=== WHAT IS EXPECTED ===
Without copying any pictures, restate exactly the lines from the start of the records through the line containing "Sans Condensed', 'Liberation".

=== EXERCISE MATERIAL ===
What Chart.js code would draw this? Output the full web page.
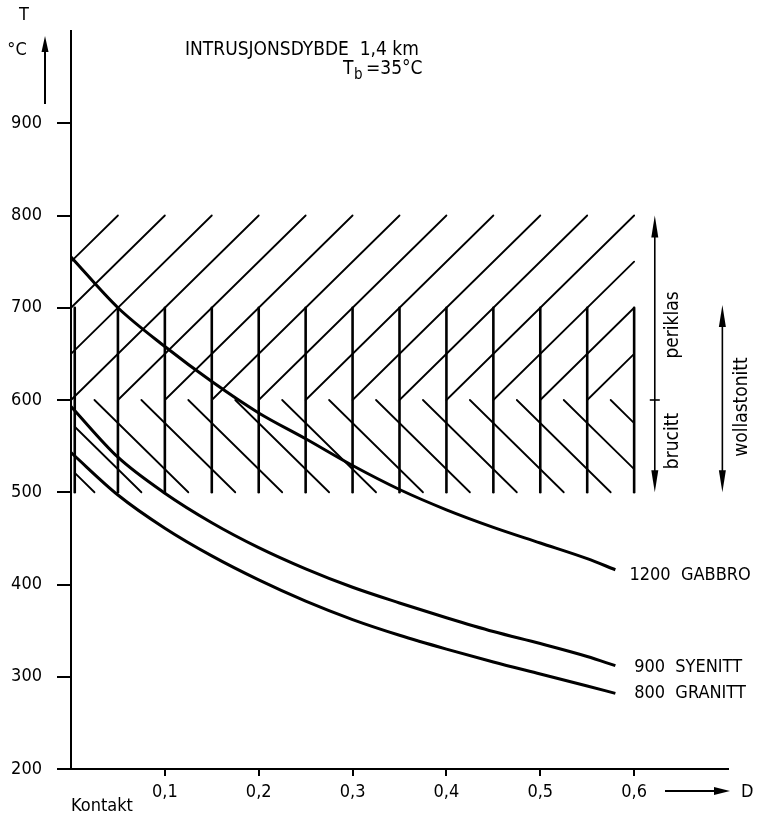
<!DOCTYPE html>
<html>
<head>
<meta charset="utf-8">
<script src="https://cdn.jsdelivr.net/npm/chart.js@4"></script>
<style>
  html, body { margin: 0; padding: 0; background: #fff; }
  #wrap { width: 763px; height: 820px; }
</style>
</head>
<body>
<div id="wrap"><canvas id="chart"></canvas></div>
<script>
// avstand fra kontakt (D) og temperatur (T, °C)
const distance = [0, 0.05, 0.1, 0.15, 0.2, 0.25, 0.3, 0.35, 0.4, 0.45, 0.5, 0.55, 0.58];
const gabbro1200 = [755, 700, 658, 620, 586, 558, 529, 503, 481, 462, 445, 428, 416];
const syenitt900 = [593, 538, 499, 467, 440, 417, 397, 380, 364, 349, 336, 322, 312];
const granitt800 = [543, 497, 461, 431, 405, 382, 362, 345, 330, 316, 303, 290, 282];

const xTickValues = [0.1, 0.2, 0.3, 0.4, 0.5, 0.6];
const xTickLabels = ['0,1', '0,2', '0,3', '0,4', '0,5', '0,6'];
const yTickValues = [200, 300, 400, 500, 600, 700, 800, 900];

// skravering: periklas (/) og brucitt (\)
const zoneVerticals = [0.004, 0.05, 0.1, 0.15, 0.2, 0.25, 0.3, 0.35, 0.4, 0.45, 0.5, 0.55, 0.6];
const periklasStarts = [[0, 750], [0, 700], [0, 650], [0, 600], [0.05, 600], [0.1, 600], [0.15, 600],
  [0.2, 600], [0.25, 600], [0.3, 600], [0.35, 600], [0.4, 600], [0.45, 600], [0.5, 600], [0.55, 600]];
const brucittStarts = [-0.075, -0.025, 0.025, 0.075, 0.125, 0.175, 0.225, 0.275, 0.325, 0.375,
  0.425, 0.475, 0.525, 0.575];

const curveLabels = [
  { text: '1200  GABBRO', d: 0.595, t: 410 },
  { text: '900  SYENITT', d: 0.6, t: 310 },
  { text: '800  GRANITT', d: 0.6, t: 282 }
];

const FONT = "'DejaVu Sans Condensed', 'Liberation Sans Narrow', 'DejaVu Sans', sans-serif";

function seg(ctx, x1, y1, x2, y2) {
  ctx.beginPath(); ctx.moveTo(x1, y1); ctx.lineTo(x2, y2); ctx.stroke();
}
function head(ctx, x, y, dir, len, half) {
  // dir: 1 = peker opp, -1 = peker ned
  ctx.beginPath();
  ctx.moveTo(x, y);
  ctx.lineTo(x - half, y + dir * len);
  ctx.lineTo(x + half, y + dir * len);
  ctx.closePath(); ctx.fill();
}
function vtext(ctx, txt, x, y) {
  ctx.save(); ctx.translate(x, y); ctx.rotate(-Math.PI / 2);
  ctx.textAlign = 'center'; ctx.textBaseline = 'middle';
  ctx.fillText(txt, 0, 0); ctx.restore();
}

const sketch = {
  id: 'sketch',
  beforeDatasetsDraw(chart) {
    const ctx = chart.ctx, xs = chart.scales.x, ys = chart.scales.y;
    const px = d => xs.getPixelForValue(d), py = t => ys.getPixelForValue(t);
    const slope = 1000, left = 0.004, right = 0.6;
    ctx.save();
    ctx.strokeStyle = '#000'; ctx.lineCap = 'round';
    ctx.lineWidth = 2.6;
    zoneVerticals.forEach(d => seg(ctx, px(d), py(500), px(d), py(700)));
    ctx.lineWidth = 1.8;
    periklasStarts.forEach(([d0, t0]) => {
      const d1 = Math.min(right, d0 + (800 - t0) / slope);
      const t1 = t0 + (d1 - d0) * slope;
      seg(ctx, px(d0), py(t0), px(d1), py(t1));
    });
    brucittStarts.forEach(dm => {
      let d0 = dm, t0 = 600;
      if (d0 < left) { t0 = 600 - (left - d0) * slope; d0 = left; }
      const d1 = Math.min(right, d0 + (t0 - 500) / slope);
      const t1 = t0 - (d1 - d0) * slope;
      seg(ctx, px(d0), py(t0), px(d1), py(t1));
    });
    ctx.restore();
  },
  afterDraw(chart) {
    const ctx = chart.ctx, xs = chart.scales.x, ys = chart.scales.y;
    const px = d => xs.getPixelForValue(d), py = t => ys.getPixelForValue(t);
    ctx.save();
    ctx.fillStyle = '#000'; ctx.strokeStyle = '#000';
    ctx.textBaseline = 'middle'; ctx.textAlign = 'left';

    // overskrift
    ctx.font = '19px ' + FONT;
    ctx.fillText('INTRUSJONSDYBDE  1,4 km', 185, 50);
    ctx.fillText('T', 343, 69);
    ctx.font = '15px ' + FONT;
    ctx.fillText('b', 354, 75);
    ctx.font = '19px ' + FONT;
    ctx.fillText('=35°C', 366, 69);

    // y-akse: T, °C og pil
    ctx.font = '18px ' + FONT;
    ctx.textAlign = 'center';
    ctx.fillText('T', 24, 15);
    ctx.fillText('°C', 17, 50);
    ctx.lineWidth = 2;
    seg(ctx, 45, 104, 45, 50);
    head(ctx, 45, 36, 1, 16, 3.5);

    // x-akse: Kontakt og → D
    ctx.textAlign = 'left';
    ctx.fillText('Kontakt', 71, 806);
    seg(ctx, 665, 791, 716, 791);
    ctx.beginPath(); ctx.moveTo(730, 791); ctx.lineTo(714, 787); ctx.lineTo(714, 795); ctx.closePath(); ctx.fill();
    ctx.fillText('D', 741, 792);

    // kurvenavn
    curveLabels.forEach(l => ctx.fillText(l.text, px(l.d), py(l.t)));

    // periklas / brucitt
    ctx.font = '19px ' + FONT;
    ctx.lineWidth = 1.6;
    const xa = px(0.622);
    seg(ctx, xa, py(800) + 10, xa, py(500) - 10);
    head(ctx, xa, py(800), 1, 22, 3.5);
    head(ctx, xa, py(500), -1, 22, 3.5);
    seg(ctx, xa - 5, py(600), xa + 5, py(600));
    vtext(ctx, 'periklas', xa + 18, 325);
    vtext(ctx, 'brucitt', xa + 18, 441);

    // wollastonitt
    const xw = px(0.694);
    seg(ctx, xw, py(703) + 10, xw, py(500) - 10);
    head(ctx, xw, py(703), 1, 22, 3.5);
    head(ctx, xw, py(500), -1, 22, 3.5);
    vtext(ctx, 'wollastonitt', xw + 20, 407);
    ctx.restore();
  }
};

const line = (data) => ({
  data: distance.map((d, i) => ({ x: d, y: data[i] })),
  borderColor: '#000',
  borderWidth: 3,
  pointRadius: 0,
  cubicInterpolationMode: 'monotone',
  fill: false
});

new Chart(document.getElementById('chart').getContext('2d'), {
  type: 'line',
  data: {
    datasets: [line(gabbro1200), line(syenitt900), line(granitt800)]
  },
  options: {
    responsive: true,
    maintainAspectRatio: false,
    animation: false,
    devicePixelRatio: 1,
    layout: { padding: { top: 31, right: 35, left: 0, bottom: 0 } },
    plugins: { legend: { display: false }, tooltip: { enabled: false } },
    scales: {
      x: {
        type: 'linear', min: 0, max: 0.7,
        afterBuildTicks: s => { s.ticks = xTickValues.map(v => ({ value: v })); },
        afterFit: s => { s.height = 51; },
        ticks: {
          color: '#000', padding: 6, maxRotation: 0, autoSkip: false,
          font: { family: FONT, size: 18 },
          callback: (v, i) => xTickLabels[i]
        },
        grid: { drawOnChartArea: false, drawTicks: true, tickLength: 7, color: '#000', lineWidth: 2 },
        border: { display: true, color: '#000', width: 2 }
      },
      y: {
        type: 'linear', min: 200, max: 1000,
        afterBuildTicks: s => { s.ticks = yTickValues.map(v => ({ value: v })); },
        afterFit: s => { s.width = 71; },
        ticks: {
          color: '#000', padding: 15, autoSkip: false,
          font: { family: FONT, size: 18 }
        },
        grid: { drawOnChartArea: false, drawTicks: true, tickLength: 14, color: '#000', lineWidth: 2 },
        border: { display: true, color: '#000', width: 2 }
      }
    }
  },
  plugins: [sketch]
});
</script>
</body>
</html>
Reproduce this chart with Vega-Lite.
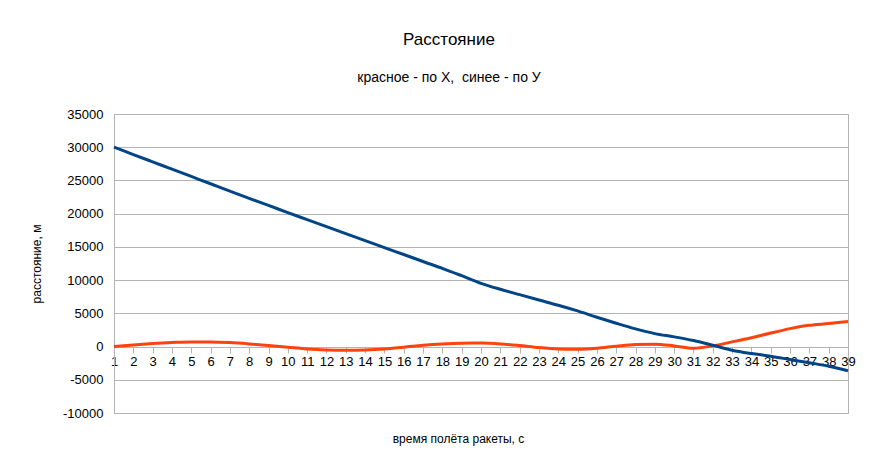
{
  "$schema": "https://vega.github.io/schema/vega-lite/v6.json",
  "width": 734,
  "height": 299,
  "autosize": {"type": "none"},
  "padding": {"left": 114, "top": 114, "right": 37, "bottom": 53},
  "background": "white",
  "config": {
    "font": "Liberation Sans",
    "view": {"stroke": "#b3b3b3", "strokeWidth": 1},
    "axis": {
      "labelFont": "Liberation Sans",
      "titleFont": "Liberation Sans",
      "labelColor": "black",
      "titleColor": "black",
      "labelFontSize": 13,
      "titleFontSize": 12,
      "titleFontWeight": "normal",
      "domainColor": "#b3b3b3",
      "tickColor": "#b3b3b3",
      "gridColor": "#b3b3b3"
    }
  },
  "title": {
    "text": "Расстояние",
    "subtitle": "красное - по Х, \u00a0синее - по У",
    "anchor": "middle",
    "frame": "group",
    "dx": -32,
    "offset": 22,
    "font": "Liberation Sans",
    "fontSize": 17,
    "fontWeight": "normal",
    "color": "black",
    "subtitleFont": "Liberation Sans",
    "subtitleFontSize": 14,
    "subtitleColor": "black",
    "subtitlePadding": 22
  },
  "data": {
    "values": [
      {"t": 1, "s": "X", "v": 0}, {"t": 2, "s": "X", "v": 250}, {"t": 3, "s": "X", "v": 450},
      {"t": 4, "s": "X", "v": 600}, {"t": 5, "s": "X", "v": 700}, {"t": 6, "s": "X", "v": 700},
      {"t": 7, "s": "X", "v": 600}, {"t": 8, "s": "X", "v": 400}, {"t": 9, "s": "X", "v": 150},
      {"t": 10, "s": "X", "v": -100}, {"t": 11, "s": "X", "v": -350}, {"t": 12, "s": "X", "v": -500},
      {"t": 13, "s": "X", "v": -550}, {"t": 14, "s": "X", "v": -500}, {"t": 15, "s": "X", "v": -350},
      {"t": 16, "s": "X", "v": -100}, {"t": 17, "s": "X", "v": 200}, {"t": 18, "s": "X", "v": 400},
      {"t": 19, "s": "X", "v": 500}, {"t": 20, "s": "X", "v": 520}, {"t": 21, "s": "X", "v": 400},
      {"t": 22, "s": "X", "v": 150}, {"t": 23, "s": "X", "v": -150}, {"t": 24, "s": "X", "v": -350},
      {"t": 25, "s": "X", "v": -400}, {"t": 26, "s": "X", "v": -250}, {"t": 27, "s": "X", "v": 50},
      {"t": 28, "s": "X", "v": 300}, {"t": 29, "s": "X", "v": 350}, {"t": 30, "s": "X", "v": 100},
      {"t": 31, "s": "X", "v": -250}, {"t": 32, "s": "X", "v": 100}, {"t": 33, "s": "X", "v": 700},
      {"t": 34, "s": "X", "v": 1330}, {"t": 35, "s": "X", "v": 2040}, {"t": 36, "s": "X", "v": 2700},
      {"t": 37, "s": "X", "v": 3200}, {"t": 38, "s": "X", "v": 3470}, {"t": 39, "s": "X", "v": 3780},
      {"t": 1, "s": "Y", "v": 30000}, {"t": 2, "s": "Y", "v": 28900}, {"t": 3, "s": "Y", "v": 27800},
      {"t": 4, "s": "Y", "v": 26700}, {"t": 5, "s": "Y", "v": 25600}, {"t": 6, "s": "Y", "v": 24500},
      {"t": 7, "s": "Y", "v": 23400}, {"t": 8, "s": "Y", "v": 22300}, {"t": 9, "s": "Y", "v": 21250},
      {"t": 10, "s": "Y", "v": 20150}, {"t": 11, "s": "Y", "v": 19100}, {"t": 12, "s": "Y", "v": 18050},
      {"t": 13, "s": "Y", "v": 17000}, {"t": 14, "s": "Y", "v": 15950}, {"t": 15, "s": "Y", "v": 14900},
      {"t": 16, "s": "Y", "v": 13850}, {"t": 17, "s": "Y", "v": 12800}, {"t": 18, "s": "Y", "v": 11770},
      {"t": 19, "s": "Y", "v": 10660}, {"t": 20, "s": "Y", "v": 9520}, {"t": 21, "s": "Y", "v": 8620},
      {"t": 22, "s": "Y", "v": 7810}, {"t": 23, "s": "Y", "v": 7010}, {"t": 24, "s": "Y", "v": 6220},
      {"t": 25, "s": "Y", "v": 5360}, {"t": 26, "s": "Y", "v": 4410}, {"t": 27, "s": "Y", "v": 3510},
      {"t": 28, "s": "Y", "v": 2660}, {"t": 29, "s": "Y", "v": 1950}, {"t": 30, "s": "Y", "v": 1460},
      {"t": 31, "s": "Y", "v": 900}, {"t": 32, "s": "Y", "v": 200}, {"t": 33, "s": "Y", "v": -550},
      {"t": 34, "s": "Y", "v": -1050}, {"t": 35, "s": "Y", "v": -1450}, {"t": 36, "s": "Y", "v": -1950},
      {"t": 37, "s": "Y", "v": -2450}, {"t": 38, "s": "Y", "v": -2950}, {"t": 39, "s": "Y", "v": -3650}
    ]
  },
  "mark": {"type": "line", "strokeWidth": 3, "interpolate": "monotone"},
  "encoding": {
    "x": {
      "field": "t",
      "type": "ordinal",
      "scale": {"type": "point", "padding": 0},
      "title": "время полёта ракеты, с",
      "axis": {
        "labelAngle": 0,
        "grid": false,
        "offset": -66,
        "tickSize": 6,
        "labelPadding": 2,
        "titleX": 344,
        "titleY": 91,
        "titleBaseline": "middle"
      }
    },
    "y": {
      "field": "v",
      "type": "quantitative",
      "scale": {"domain": [-10000, 35000], "nice": false, "zero": false},
      "title": "расстояние, м",
      "axis": {
        "values": [-10000, -5000, 0, 5000, 10000, 15000, 20000, 25000, 30000, 35000],
        "format": "d",
        "labelExpr": "replace(datum.label, '−', '-')",
        "ticks": false,
        "domain": true,
        "labelPadding": 11,
        "titleAngle": 270,
        "titleX": -78,
        "titleY": 149.5,
        "titleAlign": "center",
        "titleBaseline": "middle"
      }
    },
    "color": {
      "field": "s",
      "type": "nominal",
      "scale": {"domain": ["X", "Y"], "range": ["#ff420e", "#004586"]},
      "legend": null
    },
    "order": {"field": "t", "type": "quantitative"}
  }
}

=== ANSWER TO THIS TASK ===
What Chart.js code would draw this? Output the full web page.
<!DOCTYPE html>
<html>
<head>
<meta charset="utf-8">
<script src="https://cdn.jsdelivr.net/npm/chart.js@4"></script>
<style>
  html, body { margin: 0; padding: 0; background: #fff; }
  #wrap { width: 763px; height: 820px; }
</style>
</head>
<body>
<div id="wrap"><canvas id="chart"></canvas></div>
<script>
// avstand fra kontakt (D) og temperatur (T, °C)
const distance = [0, 0.05, 0.1, 0.15, 0.2, 0.25, 0.3, 0.35, 0.4, 0.45, 0.5, 0.55, 0.58];
const gabbro1200 = [755, 700, 658, 620, 586, 558, 529, 503, 481, 462, 445, 428, 416];
const syenitt900 = [593, 538, 499, 467, 440, 417, 397, 380, 364, 349, 336, 322, 312];
const granitt800 = [543, 497, 461, 431, 405, 382, 362, 345, 330, 316, 303, 290, 282];

const xTickValues = [0.1, 0.2, 0.3, 0.4, 0.5, 0.6];
const xTickLabels = ['0,1', '0,2', '0,3', '0,4', '0,5', '0,6'];
const yTickValues = [200, 300, 400, 500, 600, 700, 800, 900];

// skravering: periklas (/) og brucitt (\)
const zoneVerticals = [0.004, 0.05, 0.1, 0.15, 0.2, 0.25, 0.3, 0.35, 0.4, 0.45, 0.5, 0.55, 0.6];
const periklasStarts = [[0, 750], [0, 700], [0, 650], [0, 600], [0.05, 600], [0.1, 600], [0.15, 600],
  [0.2, 600], [0.25, 600], [0.3, 600], [0.35, 600], [0.4, 600], [0.45, 600], [0.5, 600], [0.55, 600]];
const brucittStarts = [-0.075, -0.025, 0.025, 0.075, 0.125, 0.175, 0.225, 0.275, 0.325, 0.375,
  0.425, 0.475, 0.525, 0.575];

const curveLabels = [
  { text: '1200  GABBRO', d: 0.595, t: 410 },
  { text: '900  SYENITT', d: 0.6, t: 310 },
  { text: '800  GRANITT', d: 0.6, t: 282 }
];

const FONT = "'DejaVu Sans Condensed', 'Liberation Sans Narrow', 'DejaVu Sans', sans-serif";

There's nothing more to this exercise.